Andy’s bike also benefited from a number of improvements, including an enlarged big end bearing, a much more aggressive cam, a shorter connecting rod with a revised cylinder barrel (to reduce inertia while maintaining the same stroke) and a grand prix-style exhaust. This all adds to the interest, but it also makes the Ala d’Oro something of a temperamental thoroughbred, Andy explains: “It’s an entirely handbuilt engine. Nothing fits off the shelf and everything has to be adjusted by hand.”
Following a complete mechanical restoration, Andy set about finding somewhere to run the bike. “I just wanted to say I’d done it, basically,” he recalls. “But once I’d stripped it down and ridden it for the first time, I thought ‘this is incredible’. I knew I had to find some way to use it.”
Andy decided to have a go at sprinting. He ended up winning his class in the NSA’s Southern Championship in 2017. It was around this time that he came to know Dick Linton of the Classic Motorcycle Racing Club who had worked with Syd Lawton in-period.
“Dick said ‘if you want to get that thing going properly you’ve got to take it out on the track. Go round some bends on it and see what it does’. I told him that I was too old and the bike was too loud, but Dick was having none of it and he persuaded me to sign up for a ‘noisy’ day at Donington,” says Andy.
“There were so many emotions coming as I lined up in the pit lane. I never thought I’d get a pair of leathers on at my age, let alone ride around a track again. The first two or three laps were utterly terrifying. It’s quite an intimidating circuit if you haven’t ridden it before, particularly on a new bike. I managed to do five of the seven sessions then called it a day because it was so physically tiring. That inspired me to get fitter and since then I’ve lost four stone. I looked like the Michelin Man when I first did it. I’ve since done quite a few track days and got to know a lot of people with similar bikes.”

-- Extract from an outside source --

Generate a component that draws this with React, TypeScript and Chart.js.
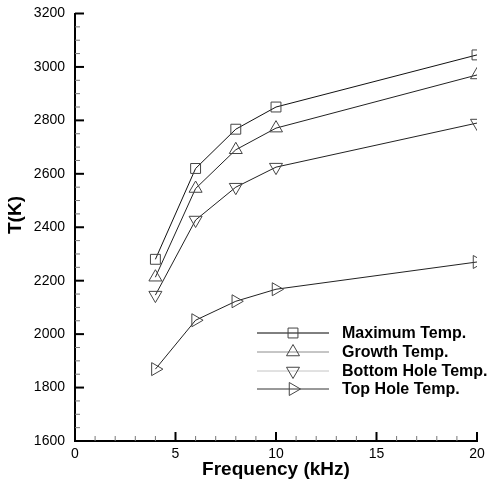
import React, { useEffect, useRef } from "react";
import { Chart, registerables } from "chart.js";
Chart.register(...registerables);

const frequency = [4, 6, 8, 10, 20];
const maxTemp = [2280, 2620, 2767, 2850, 3045];
const growthTemp = [2213, 2545, 2690, 2771, 2970];
const bottomHoleTemp = [2146, 2427, 2550, 2625, 2790];
const topHoleTemp = [1869, 2052, 2123, 2168, 2270];

const seriesNames = ["Maximum Temp.", "Growth Temp.", "Bottom Hole Temp.", "Top Hole Temp."];
const xTicks = [0, 5, 10, 15, 20];
const yTicks = [1600, 1800, 2000, 2200, 2400, 2600, 2800, 3000, 3200];

const lineColors = ["#111111", "#222222", "#222222", "#222222"];
const legendLineColors = ["#000000", "#8c8c8c", "#c4c4c4", "#333333"];
const pointStyles = ["rect", "triangle", "triangle", "triangle"];
const pointRotations = [0, 0, 180, 90];
const pointRadii = [7, 7.5, 7.5, 7.5];

function drawMarker(ctx: CanvasRenderingContext2D, style: string, rot: number, r: number, x: number, y: number) {
  ctx.save();
  ctx.translate(x, y);
  ctx.rotate((rot * Math.PI) / 180);
  ctx.beginPath();
  if (style === "rect") {
    const s = (r * Math.SQRT2) / 2;
    ctx.rect(-s, -s, 2 * s, 2 * s);
  } else {
    for (let i = 0; i < 3; i++) {
      const a = (i * 2 * Math.PI) / 3;
      const px = Math.sin(a) * r;
      const py = -Math.cos(a) * r;
      if (i === 0) ctx.moveTo(px, py);
      else ctx.lineTo(px, py);
    }
    ctx.closePath();
  }
  ctx.stroke();
  ctx.restore();
}

const decorPlugin = {
  id: "decor",
  afterDraw(chart: any) {
    const ctx: CanvasRenderingContext2D = chart.ctx;
    const xs = chart.scales.x;
    const ys = chart.scales.y;
    const ca = chart.chartArea;
    ctx.save();
    for (let v = 1; v <= 20; v += 1) {
      const px = xs.getPixelForValue(v);
      const major = v % 5 === 0;
      ctx.lineWidth = major ? 2 : 1;
      ctx.strokeStyle = major ? "#000" : "#777";
      ctx.beginPath();
      ctx.moveTo(px, ca.bottom);
      ctx.lineTo(px, ca.bottom - (major ? 9 : 5));
      ctx.stroke();
    }
    for (let v = 1650; v <= 3200; v += 50) {
      const py = ys.getPixelForValue(v);
      const major = v % 200 === 0;
      ctx.lineWidth = major ? 2 : 1;
      ctx.strokeStyle = major ? "#000" : "#777";
      ctx.beginPath();
      ctx.moveTo(ca.left, py);
      ctx.lineTo(ca.left + (major ? 9 : 5), py);
      ctx.stroke();
    }
    ctx.fillStyle = "#000";
    ctx.font = "bold 19px 'Liberation Sans', Arial, sans-serif";
    ctx.textAlign = "center";
    ctx.textBaseline = "middle";
    ctx.fillText("Frequency (kHz)", (ca.left + ca.right) / 2, 470);
    ctx.save();
    ctx.translate(16, 215);
    ctx.rotate(-Math.PI / 2);
    ctx.fillText("T(K)", 0, 0);
    ctx.restore();
    const x0 = 257, x1 = 329, tx = 342;
    const rows = [333, 352, 371, 389];
    chart.data.datasets.forEach((ds: any, i: number) => {
      const y = rows[i];
      ctx.strokeStyle = legendLineColors[i];
      ctx.lineWidth = 1;
      ctx.beginPath();
      ctx.moveTo(x0, y);
      ctx.lineTo(x1, y);
      ctx.stroke();
      ctx.strokeStyle = ds.pointBorderColor;
      drawMarker(ctx, ds.pointStyle, ds.pointRotation, ds.pointRadius, (x0 + x1) / 2, y);
      ctx.fillStyle = "#000";
      ctx.font = "bold 16px 'Liberation Sans', Arial, sans-serif";
      ctx.textAlign = "left";
      ctx.textBaseline = "middle";
      ctx.fillText(ds.label, tx, y + 1);
    });
    ctx.restore();
  },
};

export default function App() {
  const ref = useRef<HTMLCanvasElement | null>(null);
  useEffect(() => {
    if (!ref.current) return;
    const series = [maxTemp, growthTemp, bottomHoleTemp, topHoleTemp];
    const chart = new Chart(ref.current, {
      type: "scatter",
      data: {
        datasets: series.map((vals, i) => ({
          label: seriesNames[i],
          data: frequency.map((f, j) => ({ x: f, y: vals[j] })),
          showLine: true,
          borderColor: lineColors[i],
          borderWidth: 1,
          pointStyle: pointStyles[i] as any,
          pointRotation: pointRotations[i],
          pointRadius: pointRadii[i],
          pointBorderColor: "#444",
          pointBorderWidth: 1,
          pointBackgroundColor: "rgba(0,0,0,0)",
        })),
      },
      options: {
        responsive: false,
        animation: false,
        layout: { padding: { top: 13.5, right: 10, left: 0, bottom: 0 } },
        plugins: { legend: { display: false }, tooltip: { enabled: false } },
        scales: {
          x: {
            type: "linear",
            min: 0,
            max: 20,
            afterBuildTicks: (s: any) => {
              s.ticks = xTicks.map((v) => ({ value: v }));
            },
            afterFit: (s: any) => {
              s.height = 43;
              s.paddingLeft = 0;
              s.paddingRight = 0;
            },
            grid: { display: false, drawTicks: false },
            border: { display: true, color: "#000", width: 2 },
            ticks: {
              color: "#000",
              padding: 5,
              font: { family: "'Liberation Sans', Arial, sans-serif", size: 14 },
              maxRotation: 0,
              callback: (v: any) => String(v),
            },
          },
          y: {
            type: "linear",
            min: 1600,
            max: 3200,
            afterBuildTicks: (s: any) => {
              s.ticks = yTicks.map((v) => ({ value: v }));
            },
            afterFit: (s: any) => {
              s.width = 75;
              s.paddingTop = 0;
              s.paddingBottom = 0;
            },
            grid: { display: false, drawTicks: false },
            border: { display: true, color: "#000", width: 2 },
            ticks: {
              color: "#000",
              padding: 10,
              font: { family: "'Liberation Sans', Arial, sans-serif", size: 14 },
              callback: (v: any) => String(v),
            },
          },
        },
      },
      plugins: [decorPlugin],
    });
    return () => chart.destroy();
  }, []);
  return (
    <div style={{ position: "absolute", left: 0, top: 0, width: 487, height: 484, background: "#fff" }}>
      <canvas ref={ref} width={487} height={484} style={{ display: "block" }} />
    </div>
  );
}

The little 350cc single makes just under 40bhp at the crank. That doesn’t sound like a great deal, but at half the weight of a modern superbike, it gives the Ala d’Oro sprightly performance. The fastest Andy has seen so far is 107mph on the runway at Dunsfold, but it’s said to be good for over 120mph with the right gearing. “The first time I rode it I could have sworn it was a 500 rather than a 350,” he says. “It pulls right from low revs and from about 6,000rpm it takes on a life of its own. It’ll rip past a Honda 400.”

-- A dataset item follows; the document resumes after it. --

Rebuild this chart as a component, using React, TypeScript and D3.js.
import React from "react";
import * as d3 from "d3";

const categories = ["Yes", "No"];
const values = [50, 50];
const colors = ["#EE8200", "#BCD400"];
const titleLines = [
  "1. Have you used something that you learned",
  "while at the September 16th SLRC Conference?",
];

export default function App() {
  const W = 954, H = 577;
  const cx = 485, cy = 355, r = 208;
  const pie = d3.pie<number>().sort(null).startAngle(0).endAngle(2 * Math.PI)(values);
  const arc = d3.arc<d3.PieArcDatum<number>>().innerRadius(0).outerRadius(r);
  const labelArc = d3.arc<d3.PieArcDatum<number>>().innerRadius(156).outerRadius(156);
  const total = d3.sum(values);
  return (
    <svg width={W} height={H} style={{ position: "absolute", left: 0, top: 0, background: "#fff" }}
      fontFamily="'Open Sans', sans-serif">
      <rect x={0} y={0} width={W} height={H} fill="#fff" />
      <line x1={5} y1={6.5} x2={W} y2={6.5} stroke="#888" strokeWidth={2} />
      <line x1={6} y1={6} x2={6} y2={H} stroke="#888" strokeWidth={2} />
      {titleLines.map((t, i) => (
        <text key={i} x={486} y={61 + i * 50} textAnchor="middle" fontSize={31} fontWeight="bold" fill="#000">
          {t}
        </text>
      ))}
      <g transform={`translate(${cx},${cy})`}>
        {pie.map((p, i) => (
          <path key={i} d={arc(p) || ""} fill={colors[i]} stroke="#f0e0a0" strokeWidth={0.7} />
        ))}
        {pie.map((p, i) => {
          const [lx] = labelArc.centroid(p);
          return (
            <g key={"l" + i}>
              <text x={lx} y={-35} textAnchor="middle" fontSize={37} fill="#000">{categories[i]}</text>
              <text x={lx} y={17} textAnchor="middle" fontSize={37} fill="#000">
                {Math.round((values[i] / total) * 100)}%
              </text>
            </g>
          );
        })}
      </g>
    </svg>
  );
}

He starts the bike up in his back garden to give us a taste of what’s involved. The starting procedure itself is somewhat unusual. Due to the use of a vertically-mounted carb on a horizontal engine you have to lean it over to the left hand side to fill the float chamber; this results in the carb flooding, which means you then need to start it straight away or roll it back onto the right side to stop the petrol running out. “How it’s never caught fire I haven’t got a clue. I always have a fire extinguisher next to it when I start it up,” he notes.
There’s no kick start, so Andy uses a homebuilt roller starter (“originally they would have been push started, but I’m too old to mess around with that,” he jokes). What follows is spectacular. The Aermacchi coughs for a second then fires with a deep percussive sound that’s like a single-cylinder motocrosser mixed with a pneumatic drill. It sounds quite unlike anything else. And that seems rather fitting for this machine.
Even when it was new, the Ala d’Oro was something of an oddity; the last of a dying breed. But thanks to Andy this one is now back on the track where it belongs.